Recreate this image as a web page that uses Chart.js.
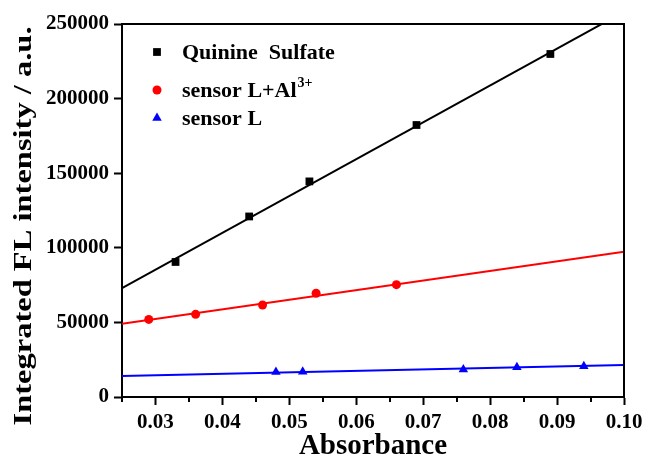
<!DOCTYPE html>
<html>
<head>
<meta charset="utf-8">
<script src="https://cdn.jsdelivr.net/npm/chart.js@4/dist/chart.umd.min.js"></script>
<style>
body { margin: 0; background: #fff; }
#wrap { width: 646px; height: 464px; }
</style>
</head>
<body>
<div id="wrap"><canvas id="chart"></canvas></div>
<script>
// measured points
var qsX = [0.033, 0.044, 0.053, 0.069, 0.089];
var qsY = [90500, 121000, 144500, 182300, 229900];
var alX = [0.029, 0.036, 0.046, 0.054, 0.066];
var alY = [52000, 55400, 61700, 69500, 75300];
var lX = [0.048, 0.052, 0.076, 0.084, 0.094];
var lY = [16800, 16900, 18500, 19900, 20600];

// linear fits, evaluated at both ends of the x range
var fitX = [0.025, 0.10];
var qsFit = [73000, 258200];
var alFit = [49100, 97400];
var lFit = [14100, 21500];

var legendNames = ['Quinine  Sulfate', 'sensor L+Al', 'sensor L'];
var legendSups = ['', '3+', ''];
var yTitle = 'Integrated FL intensity / a.u.';
var xTitle = 'Absorbance';

var serif = '"Liberation Serif", "Times New Roman", serif';

function pts(xs, ys) {
    return xs.map(function(x, i) { return { x: x, y: ys[i] }; });
}
function isMajor(v) {
    return Math.round(v * 1000) % 10 === 0;
}

// top/right frame, minor x ticks, rotated y title and the legend
var extras = {
    id: 'extras',
    afterDraw: function(chart) {
        var ctx = chart.ctx, a = chart.chartArea, xs = chart.scales.x;
        ctx.save();
        ctx.strokeStyle = '#000';
        ctx.lineWidth = 2;
        ctx.beginPath();
        ctx.moveTo(a.left - 1, a.top);
        ctx.lineTo(a.right, a.top);
        ctx.lineTo(a.right, a.bottom);
        xs.ticks.forEach(function(t) {
            if (!isMajor(t.value)) {
                var px = Math.round(xs.getPixelForValue(t.value));
                ctx.moveTo(px, a.bottom);
                ctx.lineTo(px, a.bottom + 5);
            }
        });
        ctx.stroke();

        // y title, drawn by hand so it can be widened
        ctx.save();
        ctx.translate(25, 226);
        ctx.rotate(-Math.PI / 2);
        ctx.scale(1.3, 1);
        ctx.font = 'bold 25px ' + serif;
        ctx.fillStyle = '#000';
        ctx.textAlign = 'center';
        ctx.textBaseline = 'middle';
        ctx.fillText(yTitle, 0, 0);
        ctx.restore();

        // legend
        var rows = [52, 90, 118];
        var sets = chart.data.datasets.filter(function(d) { return d.legend; });
        sets.forEach(function(d, i) {
            var y = rows[i];
            ctx.fillStyle = d.pointBackgroundColor;
            ctx.beginPath();
            Chart.helpers.drawPoint(ctx, {
                pointStyle: d.pointStyle, radius: d.pointRadius, borderWidth: 0
            }, 157, y);
            ctx.fillStyle = '#000';
            ctx.font = 'bold 22px ' + serif;
            ctx.textAlign = 'left';
            ctx.textBaseline = 'middle';
            ctx.fillText(legendNames[i], 182, y + 1);
            if (legendSups[i]) {
                var w = ctx.measureText(legendNames[i]).width;
                ctx.font = 'bold 14px ' + serif;
                ctx.fillText(legendSups[i], 182 + w + 1, y - 7);
            }
        });
        ctx.restore();
    }
};

var ctx = document.getElementById('chart').getContext('2d');
new Chart(ctx, {
    type: 'scatter',
    data: {
        datasets: [{
            data: pts(fitX, qsFit), showLine: true, borderColor: '#000', borderWidth: 2,
            pointRadius: 0, order: 2
        }, {
            data: pts(fitX, alFit), showLine: true, borderColor: '#ff0000', borderWidth: 2,
            pointRadius: 0, order: 2
        }, {
            data: pts(fitX, lFit), showLine: true, borderColor: '#0000ff', borderWidth: 2,
            pointRadius: 0, order: 2
        }, {
            legend: true, data: pts(qsX, qsY), pointStyle: 'rect', pointRadius: 5.5,
            pointBackgroundColor: '#000', pointBorderWidth: 0, order: 1
        }, {
            legend: true, data: pts(alX, alY), pointStyle: 'circle', pointRadius: 4.5,
            pointBackgroundColor: '#ff0000', pointBorderWidth: 0, order: 1
        }, {
            legend: true, data: pts(lX, lY), pointStyle: 'triangle', pointRadius: 5.5,
            pointBackgroundColor: '#0000ff', pointBorderWidth: 0, order: 1
        }]
    },
    options: {
        responsive: true,
        maintainAspectRatio: false,
        animation: false,
        layout: { padding: { top: 24, right: 22, left: 0, bottom: 0 } },
        plugins: { legend: { display: false }, tooltip: { enabled: false } },
        scales: {
            x: {
                type: 'linear', min: 0.025, max: 0.10,
                border: { display: true, color: '#000', width: 2 },
                grid: {
                    drawOnChartArea: false, drawTicks: true, tickLength: 8, tickWidth: 2,
                    tickColor: function(c) { return c.tick && isMajor(c.tick.value) ? '#000' : 'rgba(0,0,0,0)'; }
                },
                ticks: {
                    stepSize: 0.005, autoSkip: false, maxRotation: 0, padding: 5, color: '#000',
                    font: { family: serif, size: 21, weight: 'bold' },
                    callback: function(v) { return isMajor(v) ? v.toFixed(2) : ''; }
                },
                title: {
                    display: true, text: xTitle, color: '#000', padding: { top: 0, bottom: 0 },
                    font: { family: serif, size: 29, weight: 'bold' }
                },
                afterFit: function(s) {
                    s.height = 67;
                    s.paddingLeft = 0;
                    s.paddingRight = 0;
                }
            },
            y: {
                type: 'linear', min: 0, max: 250000,
                border: { display: true, color: '#000', width: 2 },
                grid: { drawOnChartArea: false, drawTicks: true, tickLength: 8, tickWidth: 2, color: '#000' },
                ticks: {
                    stepSize: 50000, padding: 5, color: '#000',
                    font: { family: serif, size: 21, weight: 'bold' },
                    callback: function(v) { return String(v); }
                },
                afterFit: function(s) {
                    s.width = 122;
                    s.paddingTop = 0;
                    s.paddingBottom = 0;
                }
            }
        }
    },
    plugins: [extras]
});
</script>
</body>
</html>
****************************************
YOUR OBJECTIVE – Go from the first line of the data above to the line containing "var lFit = [14100, 21500];" and retype exactly those lines, both included, but none of the pictures.

ANSWER TO THIS PROBLEM –
Recreate this image as a web page that uses Chart.js.
<!DOCTYPE html>
<html>
<head>
<meta charset="utf-8">
<script src="https://cdn.jsdelivr.net/npm/chart.js@4/dist/chart.umd.min.js"></script>
<style>
body { margin: 0; background: #fff; }
#wrap { width: 646px; height: 464px; }
</style>
</head>
<body>
<div id="wrap"><canvas id="chart"></canvas></div>
<script>
// measured points
var qsX = [0.033, 0.044, 0.053, 0.069, 0.089];
var qsY = [90500, 121000, 144500, 182300, 229900];
var alX = [0.029, 0.036, 0.046, 0.054, 0.066];
var alY = [52000, 55400, 61700, 69500, 75300];
var lX = [0.048, 0.052, 0.076, 0.084, 0.094];
var lY = [16800, 16900, 18500, 19900, 20600];

// linear fits, evaluated at both ends of the x range
var fitX = [0.025, 0.10];
var qsFit = [73000, 258200];
var alFit = [49100, 97400];
var lFit = [14100, 21500];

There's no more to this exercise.